Of even more concern are projections of global temperature for the year 2100, when virtually every climate model evaluated by the Intergovernmental Panel on Climate Change (IPCC) shows that temperatures will exceed the warmest temperatures during that 11,300-year period known as the Holocene – under all plausible greenhouse gas emission scenarios.
Results of the study, by researchers at Oregon State University and Harvard University, were published this week in the journal Science. It was funded by the National Science Foundation's Paleoclimate Program.
Lead author Shaun Marcott, a post-doctoral researcher in Oregon State's College of Earth, Ocean, and Atmospheric Sciences, noted that previous research on past global temperature change has largely focused on the last 2,000 years. Extending the reconstruction of global temperatures back to the end of the last Ice Age puts today's climate into a larger context.
"We already knew that on a global scale, Earth is warmer today than it was over much of the past 2,000 years," Marcott said. "Now we know that it is warmer than most of the past 11,300 years.
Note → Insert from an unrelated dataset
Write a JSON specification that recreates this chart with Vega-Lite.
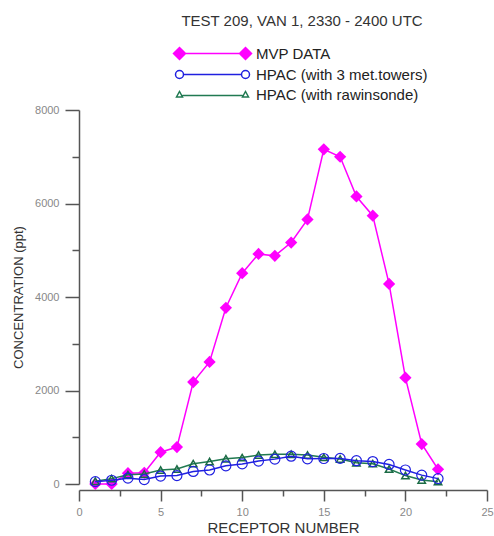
{
  "$schema": "https://vega.github.io/schema/vega-lite/v6.json",
  "autosize": "none",
  "width": 408,
  "height": 374,
  "padding": {"left": 79, "top": 110, "right": 7, "bottom": 52},
  "background": "white",
  "title": {
    "text": "TEST 209, VAN 1, 2330 - 2400 UTC",
    "font": "Liberation Sans",
    "fontSize": 15,
    "fontWeight": "normal",
    "color": "#333333",
    "anchor": "middle",
    "dx": 19,
    "offset": 17
  },
  "config": {
    "view": {"stroke": null},
    "axis": {
      "labelFont": "Liberation Sans",
      "titleFont": "Liberation Sans",
      "domainColor": "#555555",
      "tickColor": "#555555",
      "labelColor": "#888888",
      "titleColor": "#333333",
      "titleFontWeight": "normal",
      "grid": false,
      "domainWidth": 1.5,
      "tickWidth": 1.5
    }
  },
  "data": {
    "values": [
      {"series": "MVP DATA", "x": 1, "v": 0},
      {"series": "MVP DATA", "x": 2, "v": 0},
      {"series": "MVP DATA", "x": 3, "v": 230},
      {"series": "MVP DATA", "x": 4, "v": 240},
      {"series": "MVP DATA", "x": 5, "v": 680},
      {"series": "MVP DATA", "x": 6, "v": 790},
      {"series": "MVP DATA", "x": 7, "v": 2180},
      {"series": "MVP DATA", "x": 8, "v": 2610},
      {"series": "MVP DATA", "x": 9, "v": 3770},
      {"series": "MVP DATA", "x": 10, "v": 4510},
      {"series": "MVP DATA", "x": 11, "v": 4920},
      {"series": "MVP DATA", "x": 12, "v": 4880},
      {"series": "MVP DATA", "x": 13, "v": 5165},
      {"series": "MVP DATA", "x": 14, "v": 5660},
      {"series": "MVP DATA", "x": 15, "v": 7160},
      {"series": "MVP DATA", "x": 16, "v": 7000},
      {"series": "MVP DATA", "x": 17, "v": 6150},
      {"series": "MVP DATA", "x": 18, "v": 5740},
      {"series": "MVP DATA", "x": 19, "v": 4280},
      {"series": "MVP DATA", "x": 20, "v": 2275},
      {"series": "MVP DATA", "x": 21, "v": 855},
      {"series": "MVP DATA", "x": 22, "v": 315},
      {"series": "HPAC (with rawinsonde)", "x": 1, "v": 60},
      {"series": "HPAC (with rawinsonde)", "x": 2, "v": 115},
      {"series": "HPAC (with rawinsonde)", "x": 3, "v": 200},
      {"series": "HPAC (with rawinsonde)", "x": 4, "v": 215},
      {"series": "HPAC (with rawinsonde)", "x": 5, "v": 300},
      {"series": "HPAC (with rawinsonde)", "x": 6, "v": 320},
      {"series": "HPAC (with rawinsonde)", "x": 7, "v": 435},
      {"series": "HPAC (with rawinsonde)", "x": 8, "v": 480},
      {"series": "HPAC (with rawinsonde)", "x": 9, "v": 540},
      {"series": "HPAC (with rawinsonde)", "x": 10, "v": 565},
      {"series": "HPAC (with rawinsonde)", "x": 11, "v": 620},
      {"series": "HPAC (with rawinsonde)", "x": 12, "v": 635},
      {"series": "HPAC (with rawinsonde)", "x": 13, "v": 635},
      {"series": "HPAC (with rawinsonde)", "x": 14, "v": 620},
      {"series": "HPAC (with rawinsonde)", "x": 15, "v": 570},
      {"series": "HPAC (with rawinsonde)", "x": 16, "v": 535},
      {"series": "HPAC (with rawinsonde)", "x": 17, "v": 455},
      {"series": "HPAC (with rawinsonde)", "x": 18, "v": 435},
      {"series": "HPAC (with rawinsonde)", "x": 19, "v": 320},
      {"series": "HPAC (with rawinsonde)", "x": 20, "v": 180},
      {"series": "HPAC (with rawinsonde)", "x": 21, "v": 85},
      {"series": "HPAC (with rawinsonde)", "x": 22, "v": 50},
      {"series": "HPAC (with 3 met.towers)", "x": 1, "v": 50},
      {"series": "HPAC (with 3 met.towers)", "x": 2, "v": 80},
      {"series": "HPAC (with 3 met.towers)", "x": 3, "v": 125},
      {"series": "HPAC (with 3 met.towers)", "x": 4, "v": 95},
      {"series": "HPAC (with 3 met.towers)", "x": 5, "v": 170},
      {"series": "HPAC (with 3 met.towers)", "x": 6, "v": 180},
      {"series": "HPAC (with 3 met.towers)", "x": 7, "v": 268},
      {"series": "HPAC (with 3 met.towers)", "x": 8, "v": 300},
      {"series": "HPAC (with 3 met.towers)", "x": 9, "v": 388},
      {"series": "HPAC (with 3 met.towers)", "x": 10, "v": 430},
      {"series": "HPAC (with 3 met.towers)", "x": 11, "v": 490},
      {"series": "HPAC (with 3 met.towers)", "x": 12, "v": 532},
      {"series": "HPAC (with 3 met.towers)", "x": 13, "v": 595},
      {"series": "HPAC (with 3 met.towers)", "x": 14, "v": 538},
      {"series": "HPAC (with 3 met.towers)", "x": 15, "v": 545},
      {"series": "HPAC (with 3 met.towers)", "x": 16, "v": 548},
      {"series": "HPAC (with 3 met.towers)", "x": 17, "v": 498},
      {"series": "HPAC (with 3 met.towers)", "x": 18, "v": 480},
      {"series": "HPAC (with 3 met.towers)", "x": 19, "v": 418},
      {"series": "HPAC (with 3 met.towers)", "x": 20, "v": 300},
      {"series": "HPAC (with 3 met.towers)", "x": 21, "v": 190},
      {"series": "HPAC (with 3 met.towers)", "x": 22, "v": 115}
    ]
  },
  "encoding": {
    "x": {
      "field": "x",
      "type": "quantitative",
      "scale": {"domain": [0, 25], "nice": false, "zero": false},
      "axis": {
        "title": "RECEPTOR NUMBER",
        "titleFontSize": 15,
        "titlePadding": 3,
        "values": [0, 2.5, 5, 7.5, 10, 12.5, 15, 17.5, 20, 22.5, 25],
        "labelExpr": "datum.value % 5 === 0 ? datum.label : ''",
        "tickSize": {"condition": {"test": "datum.value % 5 === 0", "value": 11}, "value": 6},
        "labelFontSize": 11,
        "labelPadding": 5,
        "labelFlush": false,
        "labelOverlap": false,
        "offset": 6
      }
    },
    "y": {
      "field": "v",
      "type": "quantitative",
      "scale": {"domain": [0, 8000], "nice": false},
      "axis": {
        "title": "CONCENTRATION (ppt)",
        "titleFontSize": 13,
        "titlePadding": 9,
        "values": [0, 1000, 2000, 3000, 4000, 5000, 6000, 7000, 8000],
        "labelExpr": "datum.value % 2000 === 0 ? datum.value : ''",
        "tickSize": {"condition": {"test": "datum.value % 2000 === 0", "value": 14}, "value": 7},
        "labelFontSize": 11,
        "labelPadding": 6,
        "labelOverlap": false
      }
    }
  },
  "layer": [
    {
      "transform": [{"filter": "datum.series === 'MVP DATA'"}],
      "mark": {"type": "line", "strokeWidth": 1.5},
      "encoding": {
        "color": {
          "field": "series",
          "type": "nominal",
          "scale": {
            "domain": ["MVP DATA", "HPAC (with 3 met.towers)", "HPAC (with rawinsonde)"],
            "range": ["#ff00ff", "#2020e0", "#217a52"]
          },
          "legend": {
            "title": null,
            "orient": "none",
            "legendX": 93,
            "legendY": -64,
            "padding": 0,
            "symbolSize": 100,
            "symbolStrokeWidth": 1.5,
            "labelFont": "Liberation Sans",
            "labelFontSize": 15,
            "labelColor": "#222222",
            "labelOffset": 69,
            "labelLimit": 400,
            "rowPadding": 4,
            "encode": {
              "symbols": {
                "update": {
                  "shape": {"signal": "datum.value === 'MVP DATA' ? 'M0,-1.2L1.2,0L0,1.2L-1.2,0ZM1.2,0L12,0M13.2,-1.2L14.4,0L13.2,1.2L12,0Z' : datum.value === 'HPAC (with 3 met.towers)' ? 'M-0.8,0A0.8,0.8,0,1,0,0.8,0A0.8,0.8,0,1,0,-0.8,0ZM0.8,0L12.4,0M12.4,0A0.8,0.8,0,1,0,14,0A0.8,0.8,0,1,0,12.4,0Z' : 'M-0.6,0.5L0.6,0.5L0,-0.6ZM0.6,0.2L12.6,0.2M12.6,0.5L13.8,0.5L13.2,-0.6Z'"},
                  "fill": {"signal": "datum.value === 'MVP DATA' ? '#ff00ff' : 'transparent'"}
                }
              }
            }
          }
        }
      }
    },
    {
      "transform": [{"filter": "datum.series === 'MVP DATA'"}],
      "mark": {"type": "point", "shape": "diamond", "filled": true, "color": "#ff00ff", "size": 150, "opacity": 1}
    },
    {
      "transform": [{"filter": "datum.series === 'HPAC (with rawinsonde)'"}],
      "mark": {"type": "line", "strokeWidth": 1.5},
      "encoding": {
        "color": {
          "field": "series",
          "type": "nominal",
          "scale": {
            "domain": ["MVP DATA", "HPAC (with 3 met.towers)", "HPAC (with rawinsonde)"],
            "range": ["#ff00ff", "#2020e0", "#217a52"]
          }
        }
      }
    },
    {
      "transform": [{"filter": "datum.series === 'HPAC (with rawinsonde)'"}],
      "mark": {"type": "point", "shape": "triangle-up", "filled": false, "color": "#1b6b45", "size": 55, "strokeWidth": 1.5, "opacity": 1}
    },
    {
      "transform": [{"filter": "datum.series === 'HPAC (with 3 met.towers)'"}],
      "mark": {"type": "line", "strokeWidth": 1.5},
      "encoding": {
        "color": {
          "field": "series",
          "type": "nominal",
          "scale": {
            "domain": ["MVP DATA", "HPAC (with 3 met.towers)", "HPAC (with rawinsonde)"],
            "range": ["#ff00ff", "#2020e0", "#217a52"]
          }
        }
      }
    },
    {
      "transform": [{"filter": "datum.series === 'HPAC (with 3 met.towers)'"}],
      "mark": {"type": "point", "shape": "circle", "filled": false, "color": "#2020e0", "size": 100, "strokeWidth": 1.2, "opacity": 1}
    }
  ]
}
This is of particular interest because the Holocene spans the entire period of human civilization."
Peter Clark, an OSU paleoclimatologist and co-author on the Science article, said many previous temperature reconstructions were regional in nature and were not placed in a global context. Marcott led the effort to combine data from 73 sites around the world, providing a much broader perspective.
"When you just look at one part of the world, the temperature history can be affected by regional climate processes like El Niño or monsoon variations," noted Clark. "But when you combine the data from sites all around the world, you can average out those regional anomalies and get a clear sense of the Earth's global temperature history."
What that history shows, the researchers say, is that over the past 5,000 years, the Earth on average cooled about 1.3 degrees (Fahrenheit) – until the past 100 years, when it warmed ̴ 1.3 degrees (F). The largest changes were in the northern hemisphere, where there are more land masses and greater human populations.
Climate models project that global temperature will rise another 2.0 to 11.5 degrees (F) by the end of this century, largely dependent on the magnitude of carbon emissions. "What is most troubling," Clark said, "is that this warming will be significantly greater than at any time during the past 11,300 years."
Marcott said that one of the natural factors affecting global temperatures over the past 11,300 years is gradual change in the distribution of solar insolation associated with Earth's position relative to the sun.
"During the warmest period of the Holocene, the Earth was positioned such that Northern Hemisphere summers warmed more," Marcott said. "As the Earth's orientation changed, Northern Hemisphere summers became cooler, and we should now be near the bottom of this long-term cooling trend – but obviously, we are not."
Clark said that other studies, including those outlined in past IPCC reports, have attributed the warming of the planet over the past 50 years to anthropogenic, or human-caused activities – and not solar variability or other natural causes.
"The last century stands out as the anomaly in this record of global temperature since the end of the last ice age," said Candace Major, program director in the National Science Foundation's Division of Ocean Sciences, which co-funded the research with NSF's Division of Atmospheric and Geospace Sciences. "This research shows that we've experienced almost the same range of temperature change since the beginning of the industrial revolution as over the previous 11,000 years of Earth history – but this change happened a lot more quickly."
The research team, which included Jeremy Shakun of Harvard University and Alan Mix of Oregon State, primarily used fossils from ocean sediment cores and terrestrial archives to reconstruct the temperature history. The chemical and physical characteristics of the fossils – including the species as well as their chemical composition and isotopic ratios – provide reliable proxy records for past temperatures by calibrating them to modern temperature records.
Using data from 73 sites around the world allows a global picture of the Earth's history and provides new context for climate change analysis.
"The Earth's climate is complex and responds to multiple forcings, including CO2 and solar insolation," Marcott said. "Both of those changed very slowly over the past 11,000 years. But in the last 100 years, the increase in CO2 through increased emissions from human activities has been significant. It is the only variable that can best explain the rapid increase in global temperatures."